Second, whereas the US dominance of its Latin American backyard may have some takers, given the cited historic precedence; snatching Greenland from a long-time ally in Europe is quite another ballgame. And Trump is not going to relent, if his Administration’s mood is any guide. This will potentially tear apart NATO, leading to possible military showdown, as warned by some Danish officials; and damage the carefully curated trans-Atlantic alliance that is already under stress because of tariff war and presumed differences on Ukraine. Trump’s disdain for ‘old’ Europe not taking responsibility for its own defence, instead preferring the US security umbrella, is too well known.
Third, one of the most enduring reasons for collapse of the erstwhile empires, from Byzantine to Roman to Ottoman to the British, has been ‘strategic overstretch’. A US fighting Israel’s wars in the Middle East; financing Europe’s war in Ukraine; ensuring deployment worldwide especially in Latin America, to counter China’s aggressive presence; fighting Islamist resurgence in places like Afghanistan and Syria; threatening Iran; seizing Russian and other nations’ oil tankers on high seas; and then ensuring global dollar and economic dominance, all at the same time, under an Administration that is increasingly becoming less popular domestically, is surely an overstretch in geo-strategic parlance. And ‘overstretch’ leads to collapse, sometimes unexpectedly and suddenly.
Fourth, America undoubtedly fields one of the best military machines globally. Its military experience is, however, limited to small-scale operations against weak states, mainly in OOTW (operations other than war) domain. Moreover, overcoming weak nations like Panama, Afghanistan (initially), Iraq and Venezuela through military blitzkrieg may lead to wrong lessons.

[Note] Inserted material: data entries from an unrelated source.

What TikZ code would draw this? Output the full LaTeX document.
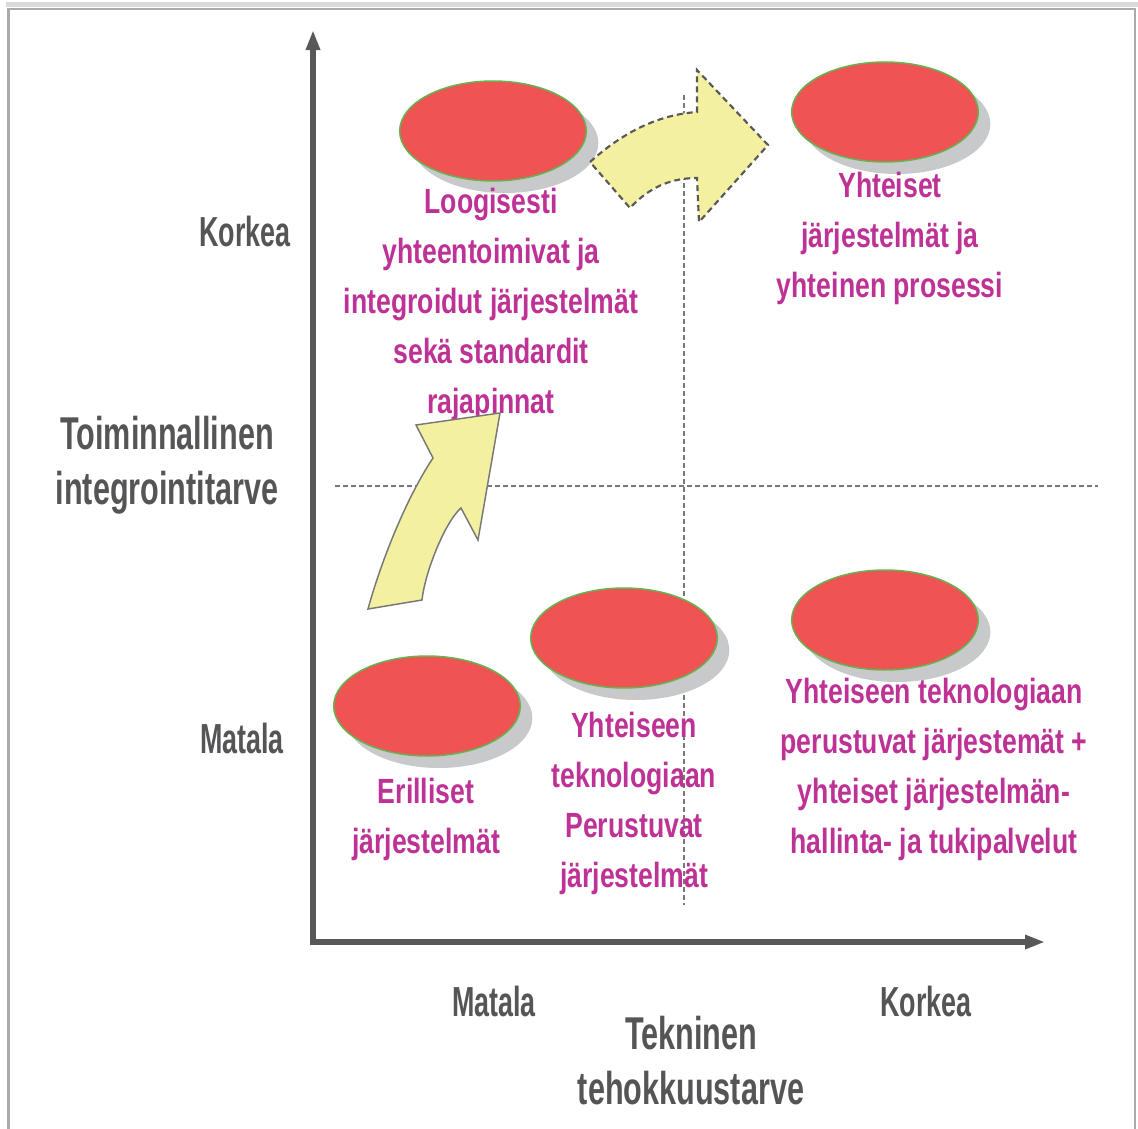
\documentclass[tikz,border=0pt]{standalone}
\usepackage{fontspec}
\setmainfont{Liberation Sans}
\newfontfamily\magfont{Liberation Sans}[FakeStretch=0.76]
\newfontfamily\greyfont{Liberation Sans}[FakeStretch=0.64]
\newfontfamily\titlefont{Liberation Sans}[FakeStretch=0.665]
\usetikzlibrary{shapes.geometric,shadows,arrows.meta}

\definecolor{magtxt}{RGB}{190,50,150}
\definecolor{greytxt}{RGB}{85,85,88}
\definecolor{axisgrey}{RGB}{88,88,90}
\definecolor{blobred}{RGB}{240,83,83}
\definecolor{blobgreen}{RGB}{100,180,80}
\definecolor{shadowgrey}{RGB}{200,201,203}
\definecolor{arrowyellow}{RGB}{243,240,160}
\definecolor{gridgrey}{RGB}{120,120,120}
\definecolor{framegrey}{RGB}{170,170,172}
\definecolor{bandgrey}{RGB}{218,218,220}

\begin{document}
\begin{tikzpicture}[x=0.75pt,y=-0.75pt,
  blob/.style={ellipse, fill=blobred, draw=blobgreen, line width=1.1pt,
    minimum width=140pt, minimum height=75pt, inner sep=0pt,
    drop shadow={shadow xshift=9pt, shadow yshift=-9pt, fill=shadowgrey, opacity=1}},
  magtext/.style={text=magtxt, align=center, inner sep=0pt,
    font=\magfont\bfseries\fontsize{26.25}{37.5}\selectfont},
  levellabel/.style={text=greytxt, inner sep=0pt,
    font=\greyfont\bfseries\fontsize{31.5}{38}\selectfont},
  axistitle/.style={text=greytxt, align=center, inner sep=0pt,
    font=\titlefont\bfseries\fontsize{34.5}{41.25}\selectfont},
  grid/.style={draw=gridgrey, line width=1.1pt, dash pattern=on 3.5pt off 2.5pt},
  axis/.style={draw=axisgrey, line width=3.8pt, line join=miter},
  bigarrow/.style={fill=arrowyellow, draw=gridgrey, line width=1.1pt, line join=miter},
  bigarrowdashed/.style={bigarrow, draw=axisgrey, line width=1.6pt, dash pattern=on 4.5pt off 3pt}
]
\useasboundingbox (0,0) rectangle (1138,1128);
\fill[white] (0,0) rectangle (1138,1128);

% frame
\fill[bandgrey] (6,2) rectangle (1138,6.5);
\draw[framegrey, line width=1.6pt] (8.5,1140) -- (8.5,9) -- (1135,9) -- (1135,1140);

% quadrant guides
\coordinate (hgA) at (335,486);
\coordinate (hgB) at (1098,486);
\coordinate (vgA) at (684,95);
\coordinate (vgB) at (684,905);
\draw[grid] (hgA) -- (hgB);
\draw[grid] (vgA) -- (vgB);

% system blobs
\node[blob] (b1) at (493,131) {};
\node[blob] (b2) at (885,112) {};
\node[blob] (b3) at (427,706) {};
\node[blob] (b4) at (624,638) {};
\node[blob] (b5) at (885,620) {};

% blob captions
\node[magtext] (t1) at (491,304) {Loogisesti\\yhteentoimivat ja\\integroidut järjestelmät\\sekä standardit\\rajapinnat};
\node[magtext] (t2) at (890,238) {Yhteiset\\järjestelmät ja\\yhteinen prosessi};
\node[magtext] (t3) at (426,819) {Erilliset\\järjestelmät};
\node[magtext] (t4) at (634,803) {Yhteiseen\\teknologiaan\\Perustuvat\\järjestelmät};
\node[magtext] (t5) at (934,769) {Yhteiseen teknologiaan\\perustuvat järjestemät +\\yhteiset järjestelmän-\\hallinta- ja tukipalvelut};

% development arrows
\filldraw[bigarrow] (368,609) .. controls (380,565) and (405,500) .. (433,458)
  -- (416,425) -- (500,413) -- (478,540) -- (461,508)
  .. controls (445,522) and (425,572) .. (422,600) -- cycle;
\filldraw[bigarrowdashed] (590,162) .. controls (620,135) and (655,115) .. (697,112)
  -- (697,70) -- (768,145) -- (699,222) -- (697,178)
  .. controls (665,178) and (645,192) .. (630,208) -- cycle;

% axes
\coordinate (ytop) at (313,30);
\coordinate (origin) at (313,942);
\coordinate (xend) at (1045,942);
\draw[axis, {Triangle[length=15pt,width=10pt]}-{Triangle[length=15pt,width=10pt]}]
  (ytop) -- (origin) -- (xend);

% axis level labels
\node[levellabel] (yhigh) at (245,231) {Korkea};
\node[levellabel] (ylow) at (242,738) {Matala};
\node[levellabel] (xlow) at (494,1001) {Matala};
\node[levellabel] (xhigh) at (926,1001) {Korkea};

% axis titles
\node[axistitle] (ytitle) at (167,465) {Toiminnallinen\\integrointitarve};
\node[axistitle] (xtitle) at (691,1061) {Tekninen\\tehokkuustarve};
\end{tikzpicture}
\end{document}
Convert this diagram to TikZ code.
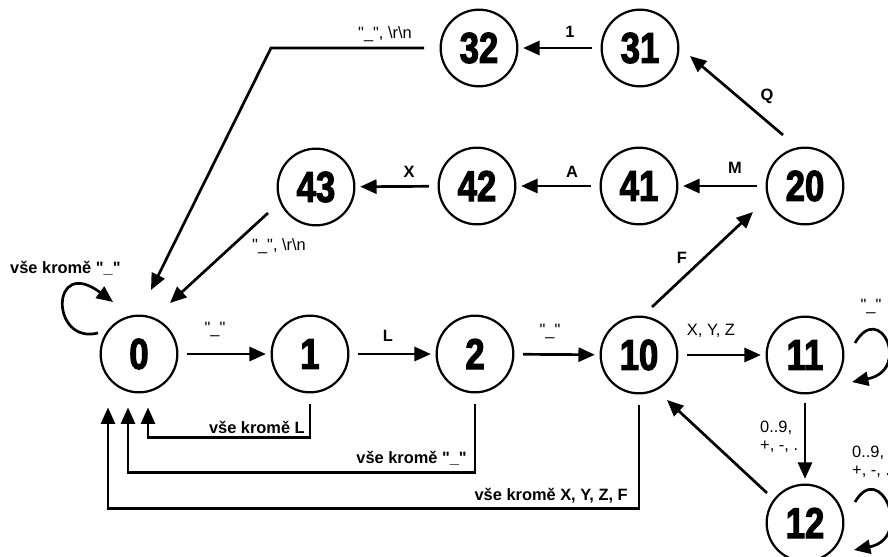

One reckons the US deep state to be alive to the perils and pitfalls of opening too many fronts simultaneously, but the body language of some responsible US officials, unfortunately, is increasingly subservient, servile and succumbing to an overconfident, arrogant and aggressive presidency. Politician, buoyed with military confidence after possessing such formidable hammer, naturally and understandably, look at everything as nail, if not restrained.
It is hard to fathom ‘some’ public support that the Administration enjoys over Venezuela, but at times the silent majority decides to remain silent to enable history to take a turn.
We may be at the cusp of another (World) War… who knows!